Over the centuries, the Delhi of the Qutub Minar would be replaced by newer Delhis, each built by an emperor who proclaimed a new era. The city we see today was decreed in 1911 by George V, Emperor of India. The official proclamation was read out at Coronation Park to the far north of the city. It is the same spot where Queen Victoria had been proclaimed the Empress of India. Here, too, a column stands to commemorate the event.

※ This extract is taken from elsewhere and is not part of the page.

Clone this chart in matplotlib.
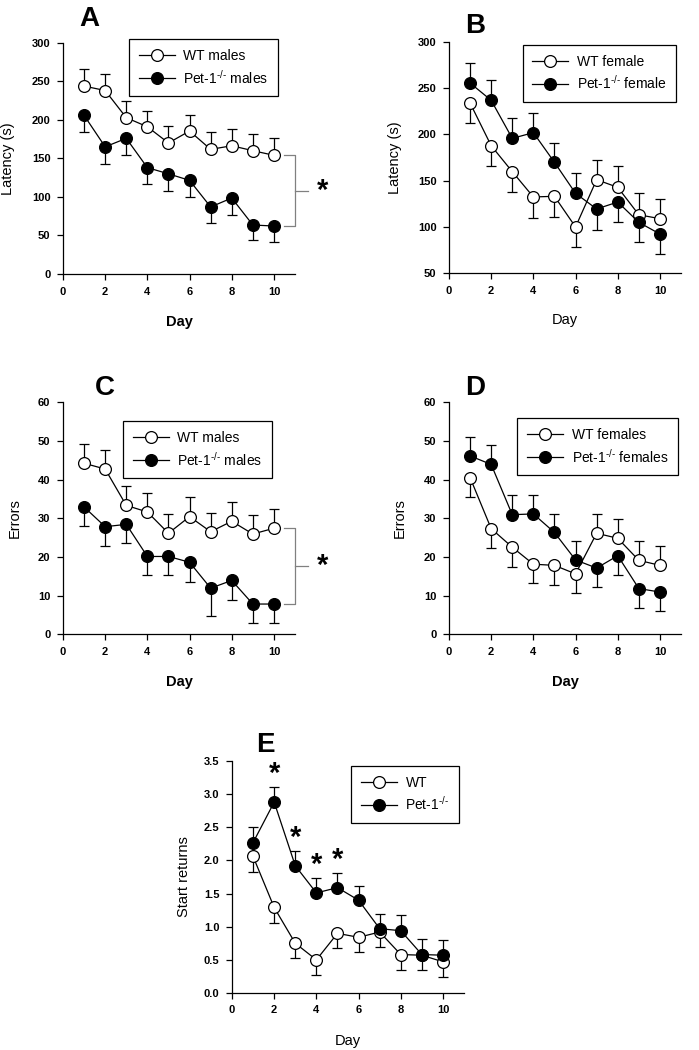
import matplotlib.pyplot as plt
import numpy as np

plt.rcParams['font.family'] = ['Liberation Sans', 'DejaVu Sans']
plt.rcParams['mathtext.fontset'] = 'custom'
plt.rcParams['mathtext.rm'] = 'Liberation Sans'
plt.rcParams['mathtext.default'] = 'regular'

days = np.arange(1, 11)

# A: latency, males
lat_wt_m = [243.8, 238, 202.8, 191, 170, 185.5, 161.7, 166.4, 160, 154]
lat_wt_m_sem = [21.6, 21, 22, 21, 22, 20.5, 22.3, 22.1, 21.6, 22]
lat_ko_m = [205.8, 165, 176, 138, 130, 121.5, 87, 98.6, 63.6, 62.3]
lat_ko_m_sem = [21.8, 22.3, 21.2, 21, 22, 21.5, 21, 22.1, 19.6, 21.3]

# B: latency, females
lat_wt_f = [234, 187.8, 159.7, 132.3, 133, 99.8, 151, 142.7, 113, 108.8]
lat_wt_f_sem = [21.7, 21.8, 22.4, 22.3, 22, 21.8, 21.7, 22.7, 23.2, 21.6]
lat_ko_f = [255.6, 236.9, 195.7, 201.9, 169.8, 136.2, 119.3, 126.8, 104.8, 92.2]
lat_ko_f_sem = [21.7, 21.6, 22, 21.6, 20.9, 22.4, 22.4, 22, 21.6, 21.2]

# C: errors, males
err_wt_m = [44.2, 42.7, 33.3, 31.6, 26.1, 30.4, 26.5, 29.2, 25.9, 27.4]
err_wt_m_sem = [5.0, 5.0, 4.9, 4.9, 4.9, 5.1, 4.9, 4.9, 4.9, 4.9]
err_ko_m = [32.9, 27.8, 28.4, 20.1, 20.1, 18.6, 11.9, 13.9, 7.8, 7.8]
err_ko_m_sem = [4.9, 4.9, 4.9, 4.9, 4.9, 5.0, 7.2, 5.0, 4.9, 4.9]

# D: errors, females
err_wt_f = [40.5, 27.3, 22.5, 18.1, 17.8, 15.6, 26.1, 24.8, 19.1, 17.8]
err_wt_f_sem = [5.0, 5.1, 5.0, 4.9, 5.1, 5.0, 5.0, 5.1, 4.9, 5.0]
err_ko_f = [46.1, 43.9, 30.9, 31.1, 26.3, 19.2, 17.1, 20.3, 11.8, 10.9]
err_ko_f_sem = [4.9, 4.9, 5.0, 5.0, 4.9, 5.0, 4.9, 5.1, 5.1, 4.9]

# E: start returns
ret_wt = [2.06, 1.29, 0.75, 0.50, 0.90, 0.84, 0.92, 0.58, 0.57, 0.47]
ret_wt_sem = [0.23, 0.23, 0.22, 0.23, 0.22, 0.22, 0.23, 0.23, 0.23, 0.23]
ret_ko = [2.27, 2.88, 1.92, 1.51, 1.59, 1.40, 0.97, 0.94, 0.58, 0.57]
ret_ko_sem = [0.23, 0.23, 0.22, 0.22, 0.22, 0.22, 0.22, 0.23, 0.23, 0.23]
ret_sig_days = [2, 3, 4, 5]

KO = r'Pet-1$^{\text{-/-}}$'


def panel(ax, wt, wt_sem, ko, ko_sem, labels, ylim, ystep, ylabel, day_bold,
          letter, letter_xy, leg_anchor, ylab_x, yfmt='%d'):
    wt, wt_sem, ko, ko_sem = map(np.asarray, (wt, wt_sem, ko, ko_sem))
    up = wt >= ko  # the upper curve gets the upward error bar
    z = np.zeros_like(wt_sem)
    ax.errorbar(days, wt, yerr=[np.where(up, z, wt_sem), np.where(up, wt_sem, z)],
                fmt='none', ecolor='black', elinewidth=0.9, capsize=3.5, capthick=0.9, zorder=2)
    ax.errorbar(days, ko, yerr=[np.where(up, ko_sem, z), np.where(up, z, ko_sem)],
                fmt='none', ecolor='black', elinewidth=0.9, capsize=3.5, capthick=0.9, zorder=2)
    l1, = ax.plot(days, wt, '-o', color='black', mfc='white', mec='black', ms=8.5,
                  mew=0.9, lw=0.9, zorder=3, clip_on=False, label=labels[0])
    l2, = ax.plot(days, ko, '-o', color='black', mfc='black', mec='black', ms=8.5,
                  mew=0.9, lw=0.9, zorder=4, clip_on=False, label=labels[1])

    ax.set_xlim(0, 11)
    ax.set_ylim(*ylim)
    ax.set_xticks(np.arange(0, 11, 2))
    ax.set_yticks(np.arange(ylim[0], ylim[1] + ystep / 2, ystep))
    ax.yaxis.set_major_formatter(plt.FormatStrFormatter(yfmt))
    for s in ['top', 'right']:
        ax.spines[s].set_visible(False)
    for s in ['left', 'bottom']:
        ax.spines[s].set_linewidth(0.9)
    ax.tick_params(direction='out', length=4, width=0.9, labelsize=8, pad=5)
    for t in ax.get_xticklabels() + ax.get_yticklabels():
        t.set_fontweight('bold')

    ax.set_xlabel('Day', fontsize=10.5, fontweight='bold' if day_bold else 'normal')
    ax.xaxis.set_label_coords(0.5, -0.175)
    ax.set_ylabel(ylabel, fontsize=10.5)
    ax.yaxis.set_label_coords(ylab_x, 0.5)

    ax.text(letter_xy[0], letter_xy[1], letter, transform=ax.transAxes,
            fontsize=20, fontweight='bold', va='baseline', ha='left')

    leg = ax.legend(handles=[l1, l2], loc='upper right', bbox_to_anchor=leg_anchor,
                    fontsize=10, frameon=True, fancybox=False, edgecolor='black',
                    framealpha=1, handlelength=2.6, handletextpad=0.6,
                    borderpad=0.7, labelspacing=0.4)
    leg.get_frame().set_linewidth(0.9)


def bracket(ax, y_top, y_bot):
    kw = dict(color='#808080', lw=0.9, clip_on=False)
    ax.plot([10.5, 11, 11, 10.5], [y_top, y_top, y_bot, y_bot], **kw)
    mid = (y_top + y_bot) / 2
    ax.plot([11, 11.6], [mid, mid], **kw)
    ax.text(12.3, mid, '*', fontsize=21, fontweight='bold', ha='center', va='center')


fig = plt.figure(figsize=(6.99, 10.5), dpi=100)

axA = fig.add_axes([0.0901, 0.739, 0.332, 0.2203])
panel(axA, lat_wt_m, lat_wt_m_sem, lat_ko_m, lat_ko_m_sem, ['WT males', KO + ' males'],
      (0, 300), 50, 'Latency (s)', True, 'A', (0.069, 1.074), (0.957, 1.046), -0.207)
bracket(axA, lat_wt_m[-1], lat_ko_m[-1])

axB = fig.add_axes([0.6423, 0.740, 0.332, 0.2200])
panel(axB, lat_wt_f, lat_wt_f_sem, lat_ko_f, lat_ko_f_sem, ['WT female', KO + ' female'],
      (50, 300), 50, 'Latency (s)', False, 'B', (0.069, 1.039), (1.009, 1.017), -0.203)

axC = fig.add_axes([0.0901, 0.396, 0.332, 0.221])
panel(axC, err_wt_m, err_wt_m_sem, err_ko_m, err_ko_m_sem, ['WT males', KO + ' males'],
      (0, 60), 10, 'Errors', True, 'C', (0.138, 1.030), (0.931, 0.948), -0.177)
bracket(axC, err_wt_m[-1], err_ko_m[-1])

axD = fig.add_axes([0.6423, 0.396, 0.332, 0.221])
panel(axD, err_wt_f, err_wt_f_sem, err_ko_f, err_ko_f_sem, ['WT females', KO + ' females'],
      (0, 60), 10, 'Errors', True, 'D', (0.069, 1.030), (1.017, 0.961), -0.181)

axE = fig.add_axes([0.3319, 0.0543, 0.332, 0.2209])
panel(axE, ret_wt, ret_wt_sem, ret_ko, ret_ko_sem, ['WT', KO],
      (0, 3.5), 0.5, 'Start returns', False, 'E', (0.103, 1.039), (1.009, 1.009), -0.178,
      yfmt='%.1f')
for d in ret_sig_days:
    i = d - 1
    axE.text(d, ret_ko[i] + ret_ko_sem[i] + 0.2, '*', fontsize=21, fontweight='bold',
             ha='center', va='center')

fig.savefig('out.png', dpi=100)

Again and again, we see how a primordial imperial dream symbolized by the columns has survived over millennia. Whether Muslim or Hindu, Indian or British, successive rulers appropriated this idea and its symbols to strengthen their rule. It survives in modern India in the form of the Mauryan lions in the national emblem and the chakra (or wheel) in the national flag—symbol of the ‘Chakravartin’ or Universal Monarch. The founding fathers of the Indian Republic, too, were conscious that they were inheritors of a very old civilization.

The imperial dream is but one of many extraordinary continuities in India’s ancient civilization. Some of them are overt but many more lie hidden. Take for instance, the ratio 5:4 which implies that the length is a quarter longer than the breadth (1.25 times). This ratio was commonly used in the town planning of Harappan cities in the third millennium
BC
. The city of Dholavira in Gujarat, for example, is 771 metres by 617 metres. Over a thousand years later, the same ratio appears in Hindu texts like the
Shatapatha Brahmana
and
Shulbha Sutra
that use the ratio in their precise instructions on how to build fire-altars for Vedic ceremonies.
4

Another millennium later we find the same ratio mentioned in the vastu shastra texts (these texts are still used in the same way the Chinese use feng shui). In the sixth century
AD
, the great scholar Varahamihira states that a king’s palace should be built such that the length is greater than the breadth by a quarter. The Iron Pillar of Delhi mentioned earlier is also designed in the same ratio: the overall length of the pillar is 7.67 metres while the section above the ground is 6.12 metres, a ratio of 5:4.

It is obvious that this ratio was considered special for a very long time. So when the seventeenth-century Mughal emperor Aurangzeb wanted to praise his vassal Maharaja Jai Singh, he called him ‘Sawai’ (meaning that he was worth a quarter more than any other man). This title was used by Jai Singh’s descendants till the kingdom of Jaipur was absorbed into the Indian Republic. Even today, a tourist visiting Jaipur will see a small flag fluttering above the old royal flag—it’s the extra quarter—a reminder of the old town planners of Dholavira. It is appropriate, therefore, that Jai Singh is remembered mostly for the town planning of the city of Jaipur.